___ Extracted material ___

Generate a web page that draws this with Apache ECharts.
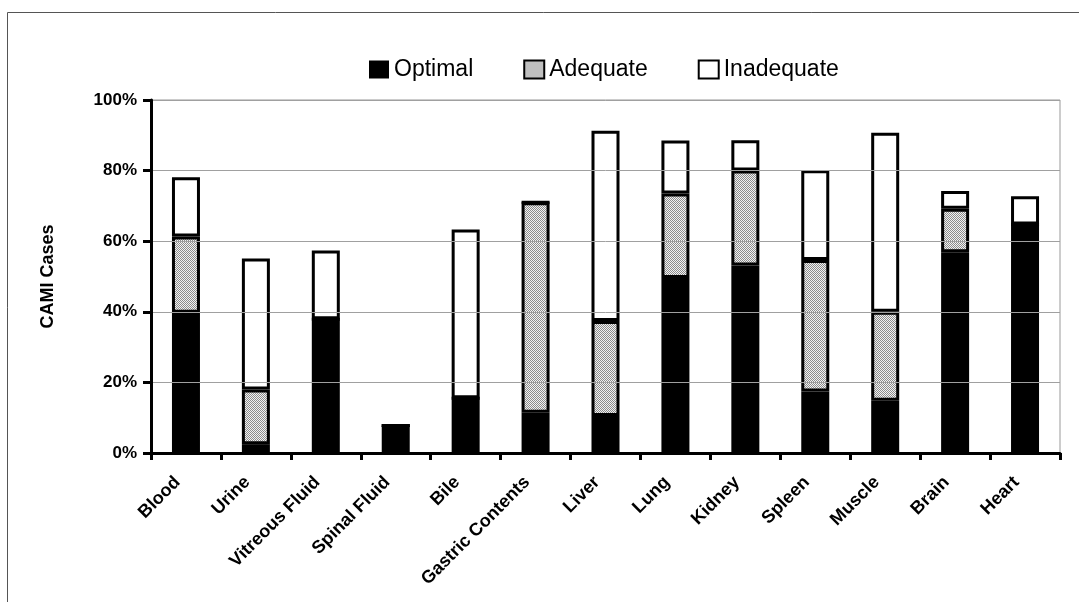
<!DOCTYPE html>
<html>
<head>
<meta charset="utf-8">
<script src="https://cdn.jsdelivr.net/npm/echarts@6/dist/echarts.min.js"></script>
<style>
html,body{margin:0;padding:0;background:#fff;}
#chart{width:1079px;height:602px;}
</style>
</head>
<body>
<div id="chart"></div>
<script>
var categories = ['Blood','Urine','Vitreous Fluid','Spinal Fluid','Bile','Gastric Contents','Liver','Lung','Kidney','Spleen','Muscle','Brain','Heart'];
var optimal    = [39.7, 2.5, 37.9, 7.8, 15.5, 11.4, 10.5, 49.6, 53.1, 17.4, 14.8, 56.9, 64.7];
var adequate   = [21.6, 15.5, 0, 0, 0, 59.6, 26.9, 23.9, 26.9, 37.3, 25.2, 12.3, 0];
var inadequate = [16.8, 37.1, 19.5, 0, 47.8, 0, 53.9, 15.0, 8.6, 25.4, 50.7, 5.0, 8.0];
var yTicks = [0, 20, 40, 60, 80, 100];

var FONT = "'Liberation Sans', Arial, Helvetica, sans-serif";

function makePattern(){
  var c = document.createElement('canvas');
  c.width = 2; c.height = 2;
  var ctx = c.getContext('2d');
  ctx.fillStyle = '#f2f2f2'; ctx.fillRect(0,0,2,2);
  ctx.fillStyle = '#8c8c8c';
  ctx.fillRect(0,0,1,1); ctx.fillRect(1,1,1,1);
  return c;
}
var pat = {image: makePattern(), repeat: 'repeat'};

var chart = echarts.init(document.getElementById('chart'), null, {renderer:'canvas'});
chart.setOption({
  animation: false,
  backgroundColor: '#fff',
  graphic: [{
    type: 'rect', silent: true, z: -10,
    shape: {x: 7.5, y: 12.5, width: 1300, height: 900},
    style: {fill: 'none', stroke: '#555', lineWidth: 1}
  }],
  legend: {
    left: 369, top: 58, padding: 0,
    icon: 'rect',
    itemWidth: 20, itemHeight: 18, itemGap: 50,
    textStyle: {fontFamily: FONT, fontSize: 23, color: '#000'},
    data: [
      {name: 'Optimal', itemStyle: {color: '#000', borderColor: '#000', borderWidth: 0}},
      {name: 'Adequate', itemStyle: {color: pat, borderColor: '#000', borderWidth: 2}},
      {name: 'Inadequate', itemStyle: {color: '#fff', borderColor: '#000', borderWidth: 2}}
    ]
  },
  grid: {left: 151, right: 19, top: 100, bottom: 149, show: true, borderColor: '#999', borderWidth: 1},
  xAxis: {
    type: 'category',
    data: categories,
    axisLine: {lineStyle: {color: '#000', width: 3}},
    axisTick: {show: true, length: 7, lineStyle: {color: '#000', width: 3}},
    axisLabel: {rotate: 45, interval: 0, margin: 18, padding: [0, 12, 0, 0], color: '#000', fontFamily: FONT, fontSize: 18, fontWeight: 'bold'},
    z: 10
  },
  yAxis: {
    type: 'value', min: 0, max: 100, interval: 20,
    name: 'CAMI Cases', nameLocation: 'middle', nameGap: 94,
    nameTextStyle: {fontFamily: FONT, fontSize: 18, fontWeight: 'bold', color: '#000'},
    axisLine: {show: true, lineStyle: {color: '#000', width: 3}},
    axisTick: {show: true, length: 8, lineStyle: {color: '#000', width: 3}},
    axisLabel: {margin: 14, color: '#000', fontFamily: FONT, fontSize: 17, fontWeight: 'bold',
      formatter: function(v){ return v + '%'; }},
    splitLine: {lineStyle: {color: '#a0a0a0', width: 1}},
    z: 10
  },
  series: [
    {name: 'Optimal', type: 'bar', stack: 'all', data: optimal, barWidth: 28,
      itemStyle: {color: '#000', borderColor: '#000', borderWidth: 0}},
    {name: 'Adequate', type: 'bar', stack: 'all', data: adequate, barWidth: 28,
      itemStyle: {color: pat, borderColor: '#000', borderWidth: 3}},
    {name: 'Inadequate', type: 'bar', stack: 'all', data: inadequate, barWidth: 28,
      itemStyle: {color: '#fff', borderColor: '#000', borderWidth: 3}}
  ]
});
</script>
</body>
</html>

___
___ Extracted material ___

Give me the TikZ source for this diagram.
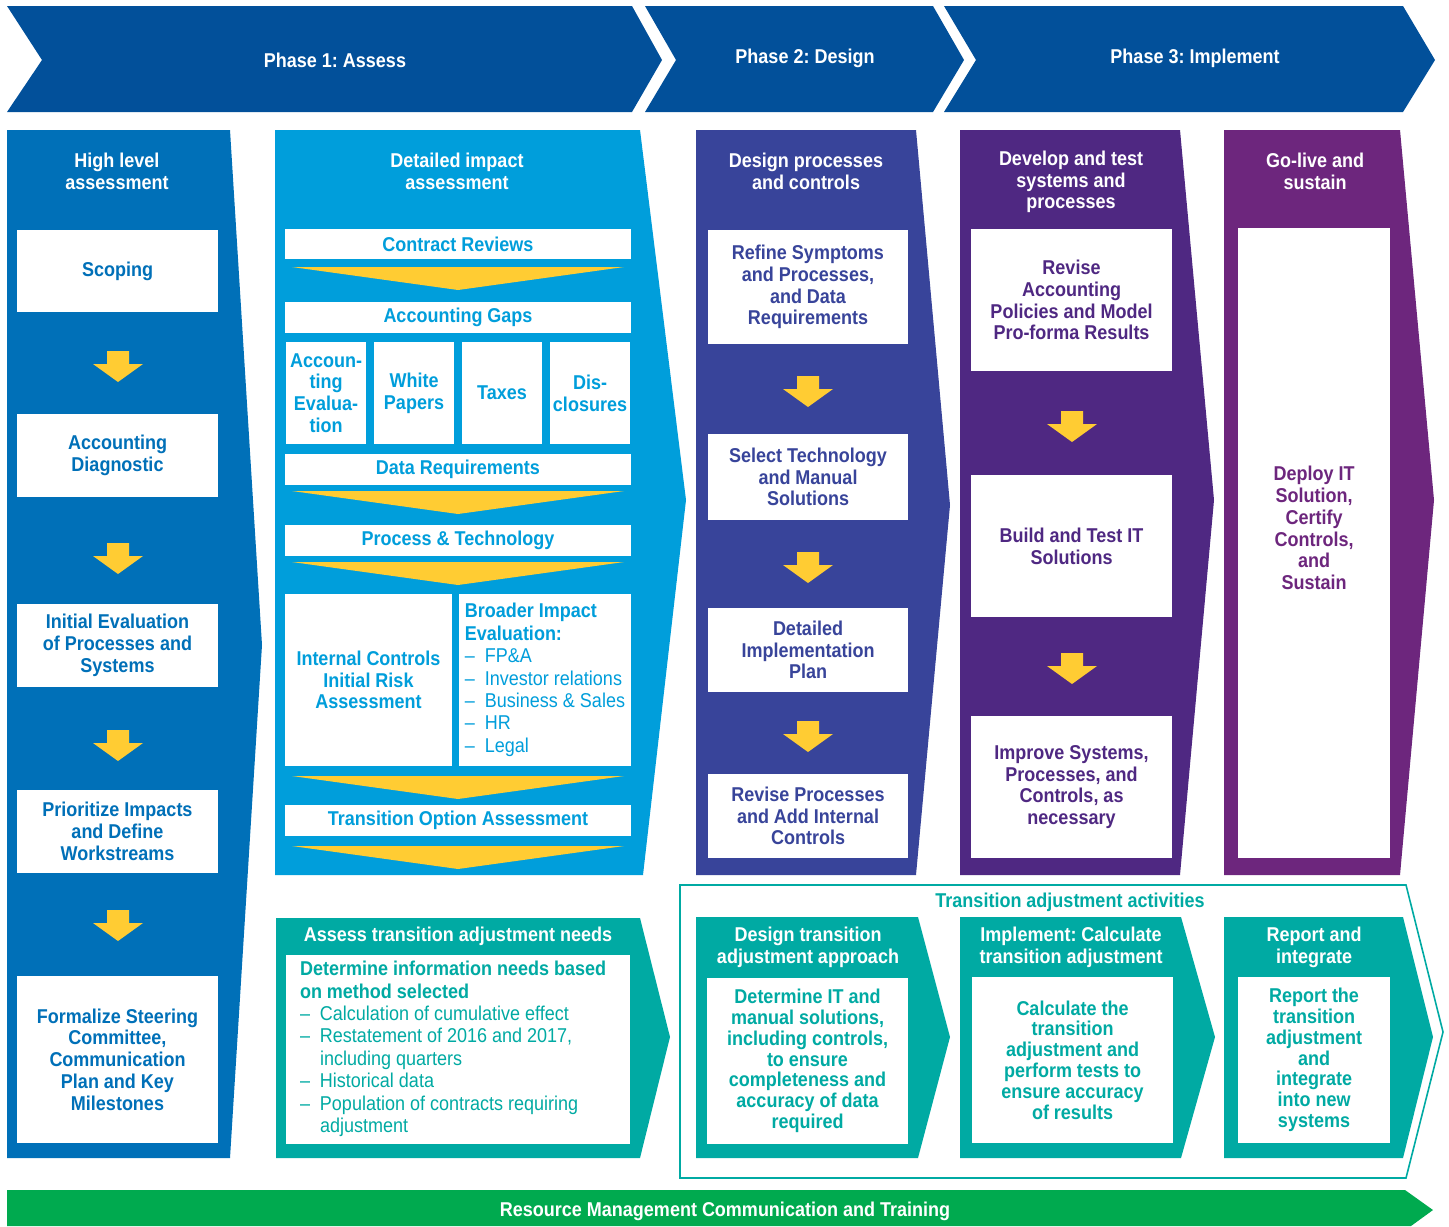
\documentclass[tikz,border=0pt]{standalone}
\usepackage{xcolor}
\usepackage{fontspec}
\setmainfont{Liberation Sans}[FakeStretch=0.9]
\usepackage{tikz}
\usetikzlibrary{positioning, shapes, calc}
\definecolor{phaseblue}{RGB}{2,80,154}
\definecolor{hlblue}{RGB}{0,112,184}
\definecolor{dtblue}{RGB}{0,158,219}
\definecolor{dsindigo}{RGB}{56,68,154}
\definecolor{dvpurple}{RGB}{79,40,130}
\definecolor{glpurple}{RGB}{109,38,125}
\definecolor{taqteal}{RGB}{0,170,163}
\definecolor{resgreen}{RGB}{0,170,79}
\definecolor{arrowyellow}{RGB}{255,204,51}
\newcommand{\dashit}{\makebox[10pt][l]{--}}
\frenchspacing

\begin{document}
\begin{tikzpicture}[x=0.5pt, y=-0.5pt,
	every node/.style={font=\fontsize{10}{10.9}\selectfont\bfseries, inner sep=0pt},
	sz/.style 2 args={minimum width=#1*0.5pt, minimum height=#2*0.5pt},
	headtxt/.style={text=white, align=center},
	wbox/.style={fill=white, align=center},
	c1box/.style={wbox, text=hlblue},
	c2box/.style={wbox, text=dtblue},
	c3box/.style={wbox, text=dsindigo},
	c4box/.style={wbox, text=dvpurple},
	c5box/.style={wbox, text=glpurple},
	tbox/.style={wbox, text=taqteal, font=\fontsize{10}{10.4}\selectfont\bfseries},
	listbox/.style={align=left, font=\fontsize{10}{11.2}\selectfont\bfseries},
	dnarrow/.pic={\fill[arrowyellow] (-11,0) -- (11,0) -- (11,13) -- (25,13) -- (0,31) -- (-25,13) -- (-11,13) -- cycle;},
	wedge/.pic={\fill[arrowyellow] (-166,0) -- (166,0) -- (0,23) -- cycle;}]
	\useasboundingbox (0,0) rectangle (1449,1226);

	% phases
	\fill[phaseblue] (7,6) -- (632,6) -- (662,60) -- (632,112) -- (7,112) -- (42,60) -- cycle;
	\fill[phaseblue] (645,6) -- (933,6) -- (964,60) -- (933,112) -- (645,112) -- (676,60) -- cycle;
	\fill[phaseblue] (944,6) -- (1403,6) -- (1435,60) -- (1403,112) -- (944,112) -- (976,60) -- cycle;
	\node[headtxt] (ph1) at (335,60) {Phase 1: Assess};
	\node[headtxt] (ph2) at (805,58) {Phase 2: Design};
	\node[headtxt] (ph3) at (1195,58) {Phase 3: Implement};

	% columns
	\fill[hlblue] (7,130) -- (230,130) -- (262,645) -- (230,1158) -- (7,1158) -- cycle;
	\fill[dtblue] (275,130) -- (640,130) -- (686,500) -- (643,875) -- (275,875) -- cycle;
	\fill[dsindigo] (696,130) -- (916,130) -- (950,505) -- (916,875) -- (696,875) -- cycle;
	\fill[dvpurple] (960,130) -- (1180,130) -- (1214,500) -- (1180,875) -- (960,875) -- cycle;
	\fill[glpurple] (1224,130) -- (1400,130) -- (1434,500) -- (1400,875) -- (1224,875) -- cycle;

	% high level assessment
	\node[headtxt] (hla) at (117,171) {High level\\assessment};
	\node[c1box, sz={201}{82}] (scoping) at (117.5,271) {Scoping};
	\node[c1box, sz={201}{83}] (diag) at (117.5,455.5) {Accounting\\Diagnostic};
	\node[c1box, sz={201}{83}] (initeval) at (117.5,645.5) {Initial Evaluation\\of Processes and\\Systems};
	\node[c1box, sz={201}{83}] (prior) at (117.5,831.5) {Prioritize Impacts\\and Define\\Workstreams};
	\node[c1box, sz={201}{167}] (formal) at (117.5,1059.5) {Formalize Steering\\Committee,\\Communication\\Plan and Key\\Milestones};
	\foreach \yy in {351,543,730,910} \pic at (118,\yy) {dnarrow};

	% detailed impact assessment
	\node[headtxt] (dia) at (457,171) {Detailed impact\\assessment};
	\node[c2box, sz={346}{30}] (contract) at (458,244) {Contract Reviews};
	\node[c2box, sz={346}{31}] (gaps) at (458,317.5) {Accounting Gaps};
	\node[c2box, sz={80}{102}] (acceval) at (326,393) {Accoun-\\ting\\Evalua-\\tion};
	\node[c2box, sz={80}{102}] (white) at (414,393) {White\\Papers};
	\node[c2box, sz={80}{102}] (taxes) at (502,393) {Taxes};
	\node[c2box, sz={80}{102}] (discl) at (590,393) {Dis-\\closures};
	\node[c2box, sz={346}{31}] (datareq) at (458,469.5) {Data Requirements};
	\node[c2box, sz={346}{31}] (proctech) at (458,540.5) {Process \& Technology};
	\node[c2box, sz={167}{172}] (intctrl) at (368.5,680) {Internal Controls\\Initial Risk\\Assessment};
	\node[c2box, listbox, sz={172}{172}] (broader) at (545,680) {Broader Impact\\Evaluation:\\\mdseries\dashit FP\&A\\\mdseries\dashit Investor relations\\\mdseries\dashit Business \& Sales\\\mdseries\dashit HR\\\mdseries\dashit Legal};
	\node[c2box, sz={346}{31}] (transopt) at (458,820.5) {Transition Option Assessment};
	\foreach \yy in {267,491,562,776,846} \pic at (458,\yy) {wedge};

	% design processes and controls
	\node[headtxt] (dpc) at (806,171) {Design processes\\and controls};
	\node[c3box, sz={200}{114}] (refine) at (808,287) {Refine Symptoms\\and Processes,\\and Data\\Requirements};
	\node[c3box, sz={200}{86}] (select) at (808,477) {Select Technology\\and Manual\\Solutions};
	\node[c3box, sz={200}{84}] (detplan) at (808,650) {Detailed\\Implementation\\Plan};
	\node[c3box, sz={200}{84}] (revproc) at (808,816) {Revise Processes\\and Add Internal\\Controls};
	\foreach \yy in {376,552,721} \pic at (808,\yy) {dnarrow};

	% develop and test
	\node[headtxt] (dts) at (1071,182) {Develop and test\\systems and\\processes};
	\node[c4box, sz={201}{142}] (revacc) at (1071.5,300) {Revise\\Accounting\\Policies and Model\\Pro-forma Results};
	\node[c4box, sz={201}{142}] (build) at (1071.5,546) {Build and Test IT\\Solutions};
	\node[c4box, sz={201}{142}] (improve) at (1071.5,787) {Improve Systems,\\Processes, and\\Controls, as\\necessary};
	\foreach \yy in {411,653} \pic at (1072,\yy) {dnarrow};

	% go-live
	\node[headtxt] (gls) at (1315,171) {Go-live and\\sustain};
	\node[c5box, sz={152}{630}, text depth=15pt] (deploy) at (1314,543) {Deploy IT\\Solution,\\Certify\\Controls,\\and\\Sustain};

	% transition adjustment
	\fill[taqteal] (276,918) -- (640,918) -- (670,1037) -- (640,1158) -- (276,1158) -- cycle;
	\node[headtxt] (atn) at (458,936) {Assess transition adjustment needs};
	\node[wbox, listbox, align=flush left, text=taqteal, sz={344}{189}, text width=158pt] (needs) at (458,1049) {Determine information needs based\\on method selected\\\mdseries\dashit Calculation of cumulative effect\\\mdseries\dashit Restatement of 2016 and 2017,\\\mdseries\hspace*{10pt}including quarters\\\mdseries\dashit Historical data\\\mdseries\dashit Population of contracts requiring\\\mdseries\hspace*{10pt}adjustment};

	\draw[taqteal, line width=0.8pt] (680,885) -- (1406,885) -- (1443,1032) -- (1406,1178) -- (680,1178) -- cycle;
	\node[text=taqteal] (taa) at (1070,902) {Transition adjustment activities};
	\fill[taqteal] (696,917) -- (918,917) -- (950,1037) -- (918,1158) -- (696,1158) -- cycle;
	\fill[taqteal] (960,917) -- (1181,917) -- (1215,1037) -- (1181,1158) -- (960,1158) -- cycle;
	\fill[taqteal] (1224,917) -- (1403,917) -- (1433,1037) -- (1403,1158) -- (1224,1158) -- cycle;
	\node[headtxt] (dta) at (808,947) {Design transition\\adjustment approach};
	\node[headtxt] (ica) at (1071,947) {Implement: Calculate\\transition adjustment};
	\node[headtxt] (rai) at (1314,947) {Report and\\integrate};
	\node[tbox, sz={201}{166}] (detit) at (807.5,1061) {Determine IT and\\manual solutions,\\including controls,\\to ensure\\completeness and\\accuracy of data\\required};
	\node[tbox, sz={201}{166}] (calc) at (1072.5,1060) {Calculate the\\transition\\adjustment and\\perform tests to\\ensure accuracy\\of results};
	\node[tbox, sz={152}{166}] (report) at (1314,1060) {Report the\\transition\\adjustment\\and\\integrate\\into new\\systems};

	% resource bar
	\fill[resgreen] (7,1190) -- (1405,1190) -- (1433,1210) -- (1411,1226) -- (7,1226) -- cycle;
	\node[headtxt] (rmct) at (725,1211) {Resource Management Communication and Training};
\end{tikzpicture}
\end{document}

___

The first line to give again is the one with "Give me the TikZ source for this diagram.", and the last is the one with "(ph3) at (1195,58)". Repeat them and everything between exactly, minus the pictures.

Output for this task
Give me the TikZ source for this diagram.
\documentclass[tikz,border=0pt]{standalone}
\usepackage{xcolor}
\usepackage{fontspec}
\setmainfont{Liberation Sans}[FakeStretch=0.9]
\usepackage{tikz}
\usetikzlibrary{positioning, shapes, calc}
\definecolor{phaseblue}{RGB}{2,80,154}
\definecolor{hlblue}{RGB}{0,112,184}
\definecolor{dtblue}{RGB}{0,158,219}
\definecolor{dsindigo}{RGB}{56,68,154}
\definecolor{dvpurple}{RGB}{79,40,130}
\definecolor{glpurple}{RGB}{109,38,125}
\definecolor{taqteal}{RGB}{0,170,163}
\definecolor{resgreen}{RGB}{0,170,79}
\definecolor{arrowyellow}{RGB}{255,204,51}
\newcommand{\dashit}{\makebox[10pt][l]{--}}
\frenchspacing

\begin{document}
\begin{tikzpicture}[x=0.5pt, y=-0.5pt,
	every node/.style={font=\fontsize{10}{10.9}\selectfont\bfseries, inner sep=0pt},
	sz/.style 2 args={minimum width=#1*0.5pt, minimum height=#2*0.5pt},
	headtxt/.style={text=white, align=center},
	wbox/.style={fill=white, align=center},
	c1box/.style={wbox, text=hlblue},
	c2box/.style={wbox, text=dtblue},
	c3box/.style={wbox, text=dsindigo},
	c4box/.style={wbox, text=dvpurple},
	c5box/.style={wbox, text=glpurple},
	tbox/.style={wbox, text=taqteal, font=\fontsize{10}{10.4}\selectfont\bfseries},
	listbox/.style={align=left, font=\fontsize{10}{11.2}\selectfont\bfseries},
	dnarrow/.pic={\fill[arrowyellow] (-11,0) -- (11,0) -- (11,13) -- (25,13) -- (0,31) -- (-25,13) -- (-11,13) -- cycle;},
	wedge/.pic={\fill[arrowyellow] (-166,0) -- (166,0) -- (0,23) -- cycle;}]
	\useasboundingbox (0,0) rectangle (1449,1226);

	% phases
	\fill[phaseblue] (7,6) -- (632,6) -- (662,60) -- (632,112) -- (7,112) -- (42,60) -- cycle;
	\fill[phaseblue] (645,6) -- (933,6) -- (964,60) -- (933,112) -- (645,112) -- (676,60) -- cycle;
	\fill[phaseblue] (944,6) -- (1403,6) -- (1435,60) -- (1403,112) -- (944,112) -- (976,60) -- cycle;
	\node[headtxt] (ph1) at (335,60) {Phase 1: Assess};
	\node[headtxt] (ph2) at (805,58) {Phase 2: Design};
	\node[headtxt] (ph3) at (1195,58) {Phase 3: Implement};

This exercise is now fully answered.